Casos de violência ameaçam a continuidade das organizadas



      A violência, muitas vezes relacionada às organizadas, sempre gerou muita polêmica e debate. Por conta dela, muitas torcidas acabam taxadas de baderneiras. “A violência está em todos os lugares na sociedade. Está nas ruas, no show musical, no shopping, em qualquer lugar. Não seria no estádio, com ânimos acirrados e emoções à flor da pele, que ela não se manifestaria, lamentavelmente”, analisa Cristian Garcia.

 

      Em abril deste ano, em notícia veiculada no site Terra, o promotor Paulo Sérgio Castilho, do Juizado Especial Criminal, defendeu o fim das torcidas organizadas e afirmou que o país precisa adotar punições mais rigorosas contra a violência que vem sendo praticada por integrantes das torcidas de times de futebol. “Nos moldes em que estão agindo, essas associações não deveriam existir. ”

 

      De acordo com o presidente da Máfia, a organizada já sofreu algumas punições da diretoria do Grêmio no passado. Porém, segundo ele, a entidade não se envolve em confusão há anos. Quando algum componente se comporta de maneira inadequada é punido pela própria torcida. Outro aspecto reforçado por Cristian é que, muitas vezes, os problemas envolvem poucas pessoas e não o grupo como um todo.

A mulher como líder de uma torcida

 

     Por muito tempo considerado como um lugar de homens, o estádio de futebol atrai, hoje, cada vez mais mulheres. A torcida está cada vez mais feminina, por conta de políticas dos clubes que visam atrair mais associados. A tradicional Camisa 12, do Sport Clube Internacional, é presidida por uma mulher.

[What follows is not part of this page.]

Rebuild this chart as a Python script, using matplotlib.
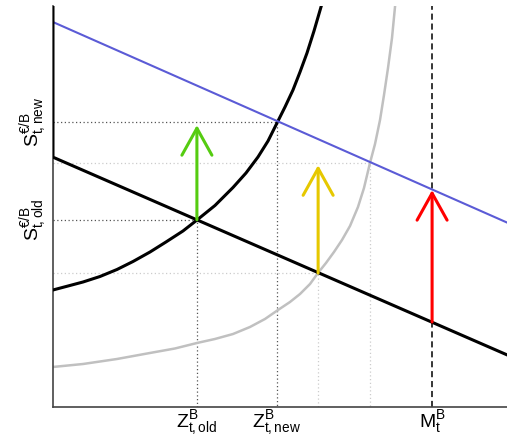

      Fundada em 1969, a organizada possui mais de mil integrantes, entre eles, muitas mulheres e quem tem a missão de comandar essa galera toda é Juliana Coutinho, eleita presidente em 2012 e reeleita em 2014. Frequentar as arquibancadas sociais do Gigante da Beira-Rio é prática realizada por Juliana desde pequena, quando comparecia ao estádio do Colorado com familiares. Ela conta que entrou para a torcida organizada em 1994, após um convite de duas amigas e que já foram mais de doze anos dedicados à ‘12’, onde fez grandes amizades, que se originam dentro do Estádio e ‘passam’ para fora do ambiente futebolístico.

 

     Assim como em qualquer grupo, existem líderes que têm seus próprios ideais. E em uma torcida não é diferente. Cansada de ter que concordar com a administração da antiga diretoria, Juliana e mais sete amigos decidiram fazer uma chapa para concorrer à diretoria. No pleito de 2012 venceram e ela faz questão de deixar claro que nunca sofreu preconceito e que lidar com seu posto sempre foi tranquilo. Com Coutinho no comando, a Camisa 12, se intitula como a primeira torcida organizada do país a ter uma mulher como presidente.

 

      Porém, a torcida não está livre da violência. No mês de julho, após a derrota de 1 a 0 para o Corinthians, alguns torcedores realizaram um protesto na saída de jogadores do Estádio Beira-Rio. Alguns quebraram grades, apedrejaram vidros e um carro de um preparador físico do clube. Na ocasião, doze torcedores foram identificados e punidos. Oito deles eram integrantes da Camisa 12 e sofreram sanções encaminhadas pelo Ministério Público. “A punição, acho que, às vezes, é muito rude. Mas aprendemos muito. O último episódio não era para ter acontecido dessa forma. A ideia era para fazer um protesto pacífico, mas oito pessoas da torcida saíram do controle e acabou acontecendo o que todos já sabem. Infelizmente fomos punidos mais, uma vez por falta de controle”, conta Juliana. Segundo a presidente, os oito integrantes foram expulsos do grupo.

 

      Ela lamenta que a torcida acaba também ‘pagando o pato’. Com o ato de vandalismo, a Camisa 12 foi suspensa por 180 dias e não pode frequentar o estádio durante o período, que pode ser abreviado dependendo do andamento do processo criminal. Neste tempo, está proibida a ostentação de qualquer símbolo da organizada e cancelado o acesso dos seus integrantes aos estádios. Segundo dados da assessoria do clube, a torcida colorada conta com 107.145 sócios, dos quais, 23.040 são mulheres. Esse número representa 22% do quadro de associados do clube.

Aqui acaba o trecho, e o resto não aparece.